Opublikowaliście niedawno przewodnik dla małych i średnich firm pt. „Zasady zrównoważonego finansowania”. Co w nim można znaleźć?

Przewodnik jest oczywiście dostępny dla naszych klientów, ale nie tylko. Wszystkie informacje na ten temat można znaleźć na stronie: bosbank.pl/EKO. Tak jak wspomniałem, chcemy rozmawiać z Polską lokalną, z mniejszymi podmiotami. Po to przygotowaliśmy ten materiał, który jest kompendium wiedzy mającym przeprowadzić klienta przez proces podejścia do ESG czy filozofii zrównoważonego rozwoju.

A jak podchodzicie do ryzyka w zielonych projektach – na przykład legislacyjnego czy technologicznego?

Do tego służy analiza, którą łącznie z klasyczną analizą bankową przeprowadza zespół naszych inżynierów ekologów. Oznacza to, że każda aplikacja kredytowa przechodzi u nas przez dwie ścieżki. Pierwsza to klasyczna analiza planowanego przedsięwzięcia inwestycyjnego. A druga to właśnie analiza skutków środowiskowych.

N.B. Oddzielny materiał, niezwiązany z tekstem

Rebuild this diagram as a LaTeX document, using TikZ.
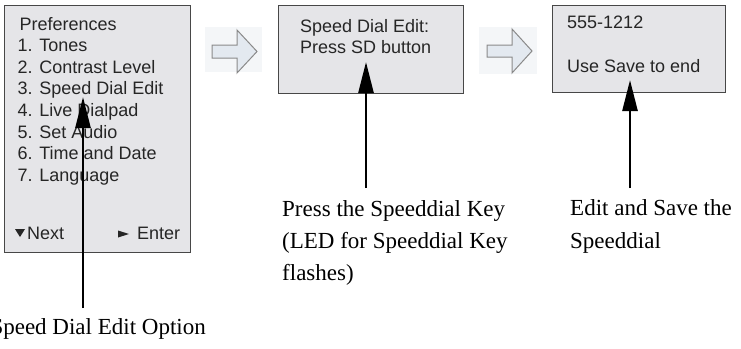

Dotykamy tutaj również istotną kwestię stabilności ram prawnych, które mają często bezpośredni wpływ na warunki ekonomiczne funkcjonowania danych przedsięwzięć, takich jak chociażby OZE. Dołączam się do głosów mówiących, żeby ramy prawne były maksymalnie stabilne. To bardzo ważne, gdyż mówimy o inwestycjach, które są niesłychanie kapitałochłonne, ale też długoterminowe. Inaczej nie da się ich zrealizować. A skoro są długoterminowe, to ramy funkcjonowania muszą być tak zaprojektowane, żeby warunki gry nie zmieniały się w czasie ich realizacji i funkcjonowania.

Czy nie obawiacie się, że część z rozwijanych obecnie technologii proekologicznych okaże się ślepą uliczką?

Owszem, część z nich może okazać się mniej efektywna, niż na początku zakładaliśmy. Ale trzeba pamiętać o tym, że wiele z nich okaże się strzałem w dziesiątkę. I tutaj jest do odegrania rola dla instytucji rozwoju. Potrzebny jest element wsparcia dotacją i wzięcia części ryzyka na siebie przez sektor publiczny. Tak zresztą robią wszyscy – Azjaci, Amerykanie.

Zwrócę uwagę na jeszcze jedną sprawę. Jeżeli wsparcie dotyczy początkowego etapu rozwoju technologii, to najczęściej takie rozwiązanie ma czas, aby się sprawdzić. Poza tym często cena technologii spada. Staje się na tyle atrakcyjna, aby projekcje finansowe naszych klientów składały się w całość i spinały się w sensie możliwości finansowania oraz oceny zdolności kredytowej.